Many of you have asked when the next Steelflower is out, including one despairing soul who pleaded, “please tell me I don’t have to wait another year!”

I…I can’t tell you that, my friends. But if you want to make it easier for me to write these things you love, there’s a few things you can do to help me out. The list starts with, of course, buying my books instead of torrenting them, since the more royalties I lose from people stealing my work, the less I can afford to work on things that don’t pay me up-front–like the Steelflower books.

If you’re one of those kind folks who does buy my books, and likes them, a few moments spent giving a review–even just a star rating–on the distribution platform (Indiebound, Amazon, Barnes & Noble, Kobo, etc.) of your choice helps more than you think. Once the star ratings/reviews reach a certain threshold, the books get bumped in algorithms, and more people get to (possibly) experience the deadly lunacy that is my brain.1 And if they enjoy it and dip into my backlist, that means I get paid to write more.

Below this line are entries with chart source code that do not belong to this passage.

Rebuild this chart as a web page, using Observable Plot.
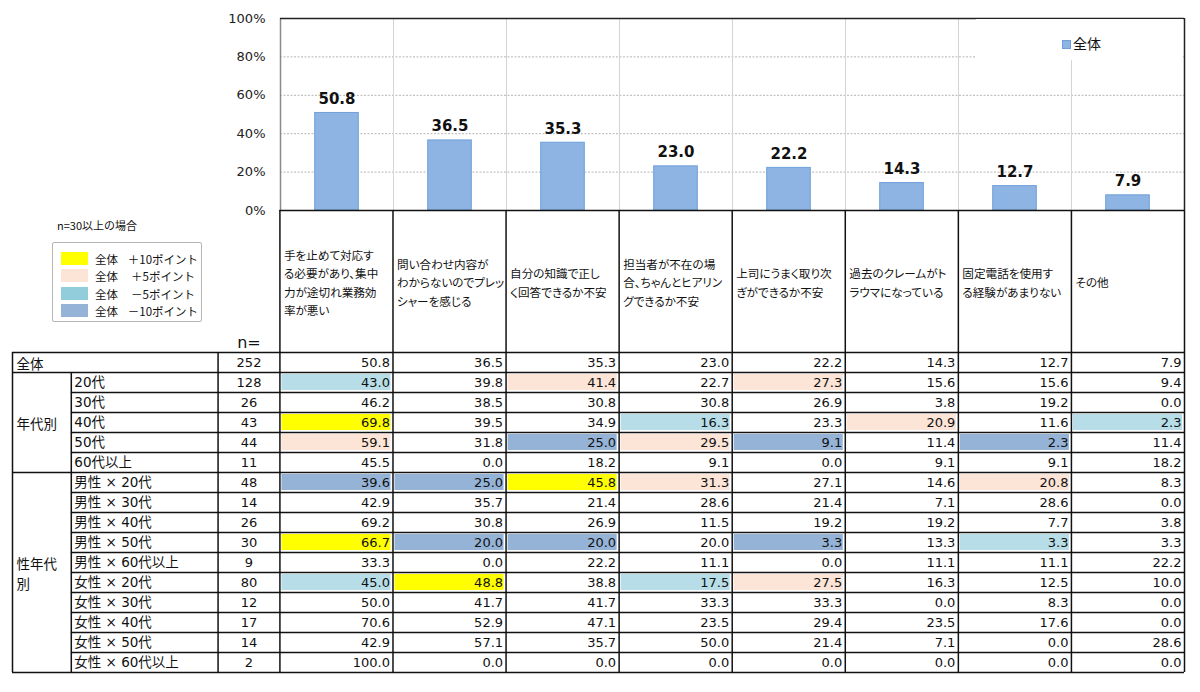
<!DOCTYPE html>
<html><head><meta charset="utf-8">
<script src="https://cdn.jsdelivr.net/npm/d3@7"></script>
<script src="https://cdn.jsdelivr.net/npm/@observablehq/plot@0.6"></script>
<style>
body{margin:0;background:#fff;}
#wrap{position:relative;width:1200px;height:692px;overflow:hidden;background:#fff;font-family:"Noto Sans CJK JP",sans-serif;}
.layer{position:absolute;left:0;}
#note{position:absolute;left:57px;top:217px;font-size:11px;color:#111;}
#legend{position:absolute;left:52px;top:242px;width:148px;height:78px;border:1px solid #b5b5b5;border-radius:2px;background:#fff;}
.li{position:absolute;left:0;height:16px;width:148px;font-size:11.5px;color:#111;line-height:16px;}
.li .sw{position:absolute;left:8px;top:1px;width:27px;height:13px;}
.li .a{position:absolute;left:42px;}
.li .b{position:absolute;left:74px;width:72px;text-align:center;}
#toplegend{position:absolute;left:976px;top:19px;width:207px;height:41px;background:#fff;}
#toplegend .sq{position:absolute;left:86px;top:21px;width:7px;height:7px;background:#8db4e2;border:0.5px solid #6f9fdb;}
#toplegend .t{position:absolute;left:97px;top:14px;font-size:14px;color:#111;line-height:20px;}
</style></head><body><div id="wrap"></div>
<script>
// ---- data ----
const categories = [
  "手を止めて対応す\nる必要があり、集中\n力が途切れ業務効\n率が悪い",
  "問い合わせ内容が\nわからないのでプレッ\nシャーを感じる",
  "自分の知識で正し\nく回答できるか不安",
  "担当者が不在の場\n合、ちゃんとヒアリン\nグできるか不安",
  "上司にうまく取り次\nぎができるか不安",
  "過去のクレームがト\nラウマになっている",
  "固定電話を使用す\nる経験があまりない",
  "その他"
];
const overall = [50.8, 36.5, 35.3, 23.0, 22.2, 14.3, 12.7, 7.9];
const yTicks = [0, 20, 40, 60, 80, 100];
const rowLabels = ["全体","20代","30代","40代","50代","60代以上",
  "男性 × 20代","男性 × 30代","男性 × 40代","男性 × 50代","男性 × 60代以上",
  "女性 × 20代","女性 × 30代","女性 × 40代","女性 × 50代","女性 × 60代以上"];
const rowN = [252,128,26,43,44,11,48,14,26,30,9,80,12,17,14,2];
const tableValues = [
  [50.8,36.5,35.3,23.0,22.2,14.3,12.7,7.9],
  [43.0,39.8,41.4,22.7,27.3,15.6,15.6,9.4],
  [46.2,38.5,30.8,30.8,26.9,3.8,19.2,0.0],
  [69.8,39.5,34.9,16.3,23.3,20.9,11.6,2.3],
  [59.1,31.8,25.0,29.5,9.1,11.4,2.3,11.4],
  [45.5,0.0,18.2,9.1,0.0,9.1,9.1,18.2],
  [39.6,25.0,45.8,31.3,27.1,14.6,20.8,8.3],
  [42.9,35.7,21.4,28.6,21.4,7.1,28.6,0.0],
  [69.2,30.8,26.9,11.5,19.2,19.2,7.7,3.8],
  [66.7,20.0,20.0,20.0,3.3,13.3,3.3,3.3],
  [33.3,0.0,22.2,11.1,0.0,11.1,11.1,22.2],
  [45.0,48.8,38.8,17.5,27.5,16.3,12.5,10.0],
  [50.0,41.7,41.7,33.3,33.3,0.0,8.3,0.0],
  [70.6,52.9,47.1,23.5,29.4,23.5,17.6,0.0],
  [42.9,57.1,35.7,50.0,21.4,7.1,0.0,28.6],
  [100.0,0.0,0.0,0.0,0.0,0.0,0.0,0.0]
];
const groupLabels = ["全体", "年代別", "性年代\n別"];
const groupRows = [[0,0],[1,5],[6,15]];
const legendTexts = ["＋10ポイント","＋5ポイント","－5ポイント","－10ポイント"];
const legendName = "全体";
const noteText = "n=30以上の場合";
const nHeader = "n=";

// ---- styles / layout ----
const hiColors = {p10:"#ffff00", p5:"#fce4d6", m5:"#b7dee8", m10:"#95b3d7"};
const legendColors = ["#ffff00","#fce4d6","#92cddc","#95b3d7"];
const edge = {group:-2.365, label:-1.845, n:-0.547, headerTop:-7.1};
const numFont = "DejaVu Sans, Noto Sans CJK JP, sans-serif";
const jpFont = "Noto Sans CJK JP, sans-serif";
const svgStyle = "background:transparent;overflow:visible;font-feature-settings:'palt';color:#222;";

const wrap = document.getElementById("wrap");

// ---- bar chart ----
const bars = overall.map((v, i) => ({i, v, cat: categories[i]}));
const chart = Plot.plot({
  width: 1200, height: 222,
  marginLeft: 280, marginRight: 16, marginTop: 18, marginBottom: 12,
  style: svgStyle,
  x: {domain: [0, 8], axis: null, label: null},
  y: {domain: [0, 100], axis: null, label: null},
  marks: [
    Plot.ruleY([20, 40, 60, 80], {stroke: "#b4b4b4", strokeDasharray: "2,1.5"}),
    Plot.ruleX(d3.range(1, 8), {stroke: "#d4d4d4"}),
    Plot.rect(bars, {x1: d => d.i, x2: d => d.i + 1, y1: () => 0, y2: "v",
      insetLeft: 34.7, insetRight: 34.7, fill: "#8db4e2", stroke: "#6f9fdb", strokeWidth: 1}),
    Plot.text(bars, {x: d => d.i + 0.5, y: "v", text: d => d.v.toFixed(1), dy: -9,
      lineAnchor: "bottom", fontSize: 15, fontWeight: "bold", fontFamily: numFont, fill: "#111"}),
    Plot.ruleX([0], {stroke: "#8a8a8a", strokeWidth: 1.5}),
    Plot.ruleX([8], {stroke: "#222", strokeWidth: 1.5}),
    Plot.ruleY([100], {stroke: "#222", strokeWidth: 1.5}),
    Plot.axisY(yTicks, {tickSize: 0, tickPadding: 15, tickFormat: d => d + "%", label: null,
      fontSize: 13, fontFamily: numFont})
  ]
});
const l1 = document.createElement("div"); l1.className = "layer"; l1.style.top = "0px";
l1.appendChild(chart); wrap.appendChild(l1);

// ---- table ----
const cells = [];
tableValues.forEach((row, r) => row.forEach((v, c) => {
  const diff = Math.round((v - overall[c]) * 10) / 10;
  let cls = null;
  if (rowN[r] >= 30 && r > 0) {
    if (diff >= 10) cls = "p10"; else if (diff >= 5) cls = "p5";
    else if (diff <= -10) cls = "m10"; else if (diff <= -5) cls = "m5";
  }
  cells.push({r, c, v, cls});
}));
const rows = rowLabels.map((label, r) => ({r, label, n: rowN[r]}));
const groups = groupLabels.map((label, g) => ({label, first: groupRows[g][0], last: groupRows[g][1]}));
const headers = categories.map((t, i) => ({i, t}));

// structural grid lines
const hLines = [{y: edge.headerTop, x1: 0, x2: 8}];
for (let r = 0; r <= rowLabels.length; r++) {
  const groupBoundary = groups.some(g => g.first === r) || r === rowLabels.length;
  hLines.push({y: r, x1: groupBoundary ? edge.group : edge.label, x2: 8});
}
const vLines = [
  {x: edge.group, y1: 0, y2: rowLabels.length},
  {x: edge.label, y1: 1, y2: rowLabels.length},
  {x: edge.n, y1: 0, y2: rowLabels.length},
  ...d3.range(0, 9).map(x => ({x, y1: edge.headerTop, y2: rowLabels.length}))
];

const table = Plot.plot({
  width: 1200, height: 487,
  marginLeft: 0, marginRight: 0, marginTop: 0, marginBottom: 0,
  style: svgStyle,
  x: {domain: [edge.group, 8], range: [12, 1184], axis: null, label: null},
  y: {domain: [edge.headerTop, rowLabels.length], range: [5, 467], axis: null, label: null},
  color: {type: "identity"},
  marks: [
    Plot.rect(cells.filter(d => d.cls), {x1: "c", x2: d => d.c + 1, y1: "r", y2: d => d.r + 1,
      fill: d => hiColors[d.cls], insetLeft: 2, insetRight: 2, insetTop: 2, insetBottom: 2}),
    Plot.text(cells, {x: d => d.c + 1, y: d => d.r + 0.5, text: d => d.v.toFixed(1), dx: -3,
      textAnchor: "end", fontSize: 13, fontFamily: numFont, fill: "#111"}),
    Plot.text(rows, {x: () => edge.n / 2, y: d => d.r + 0.5, text: d => String(d.n),
      fontSize: 13, fontFamily: numFont, fill: "#111"}),
    Plot.text(rows.filter(d => d.r > 0), {x: () => edge.label, y: d => d.r + 0.5, text: "label", dx: 3,
      textAnchor: "start", fontSize: 13.5, fontFamily: numFont, fill: "#111"}),
    Plot.text(groups, {x: () => edge.group, y: d => (d.first + d.last + 1) / 2, text: "label", dx: 4,
      textAnchor: "start", lineAnchor: "middle", lineHeight: 1.45, fontSize: 13.5, fontFamily: jpFont, fill: "#111"}),
    Plot.text(headers, {x: "i", y: () => edge.headerTop / 2, text: "t", dx: 4,
      textAnchor: "start", lineAnchor: "middle", lineHeight: 1.6, fontSize: 11.6, fontFamily: jpFont, fill: "#111"}),
    Plot.text([nHeader], {x: () => edge.n / 2, y: () => -0.5, text: d => d,
      fontSize: 16, fontFamily: numFont, fill: "#111"}),
    Plot.ruleY(hLines, {y: "y", x1: "x1", x2: "x2", stroke: "#111", strokeWidth: 1.5}),
    Plot.ruleX(vLines, {x: "x", y1: "y1", y2: "y2", stroke: "#111", strokeWidth: 1.5})
  ]
});
const l2 = document.createElement("div"); l2.className = "layer"; l2.style.top = "205px";
l2.appendChild(table); wrap.appendChild(l2);

// ---- legends ----
const note = document.createElement("div"); note.id = "note"; note.textContent = noteText; wrap.appendChild(note);
const lg = document.createElement("div"); lg.id = "legend";
legendTexts.forEach((t, i) => {
  const it = document.createElement("div"); it.className = "li"; it.style.top = (8 + i * 17.3) + "px";
  it.innerHTML = `<span class="sw" style="background:${legendColors[i]}"></span><span class="a">${legendName}</span><span class="b">${t}</span>`;
  lg.appendChild(it);
});
wrap.appendChild(lg);
const tl = document.createElement("div"); tl.id = "toplegend";
tl.innerHTML = `<span class="sq"></span><span class="t">${legendName}</span>`;
wrap.appendChild(tl);
</script></body></html>
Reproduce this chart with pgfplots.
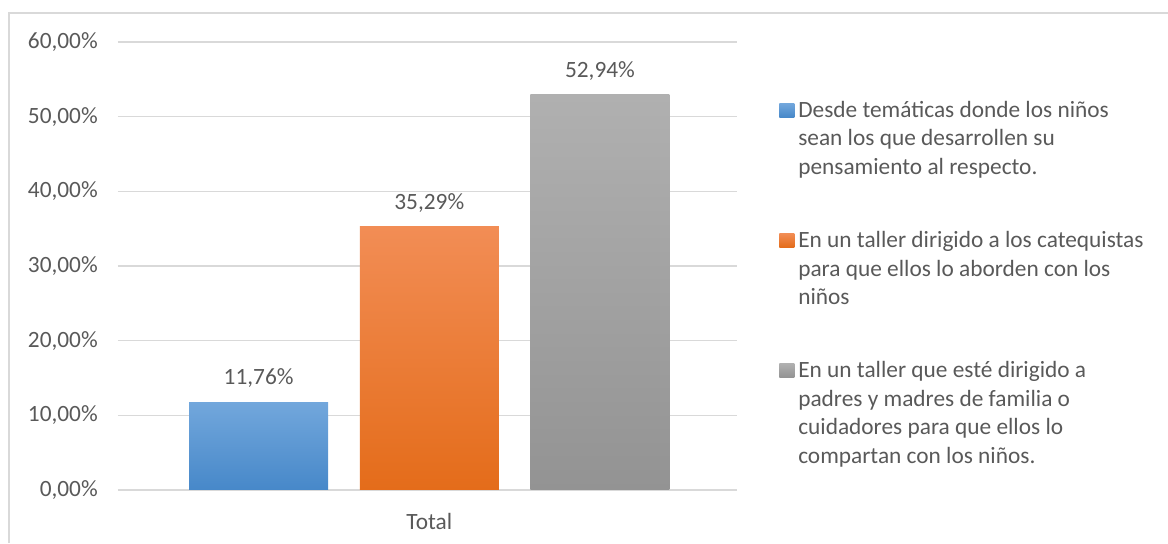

I also offer a variety of subscription options, where you can get peeks at stories in progress and free ebooks of the serial-in-progress. The subscriptions give me a steadier monthly income, which frees me up to write more of those things you love but a publisher won’t (or can’t) initially invest in. Gumroad’s best, but I know a lot of you folks like Patreon, and that’s okay too.

As it is, The Highlands War has to take its place behind the epic fantasies I’m working on, and the next serial (HOOD) and maybe Dolls and Tower of Yden too. I know exactly what happens (and who dies) but getting enough paid working time down so I can afford to write more labor-of-love stories (like Steelflower) is the trick here.

I’m sure I’ll be inundated (again) by the usual trolls telling me that I shouldn’t write for the money, that I’m a sellout, and that it’s their gods-given right to steal my work. But for the non-trolls, these are the things that will help free up more of my time so I can tell you what happens to Kaia, Darik, Redfist, and the troupe in a brutal winter insurgency, and how that all shakes out. Funny thing, I’ve always known Kaia’s story is a trilogy, but it ended up that the last book was so massive I had to split it in half, which is why Steelflower in Snow ends where it does.

Anyway, more than one person has asked about The Highlands War, and that’s the answer. I’ll be moderating replies pretty thoroughly to weed out the bloody trolls–you’d think these people would have something better to do, my gods–but as long as you’re not yelling at me for not being a vending machine, your comment will get through. It just may take me a little while to weed through the queue.

Now I’ve got to run the dogs, and settle into the day’s work.

Over and out.

Poor They


Sir Boxnoggin and I found this unlucky bundle of feathers while out running. The crows have already been at them, and Boxnoggin was extremely interested, but I did not let him give more than a token sniff.

Poor birdie. Nature’s cleanup crew has already recycled most of them by now, I reckon. Such bright plumage, on such a grey day.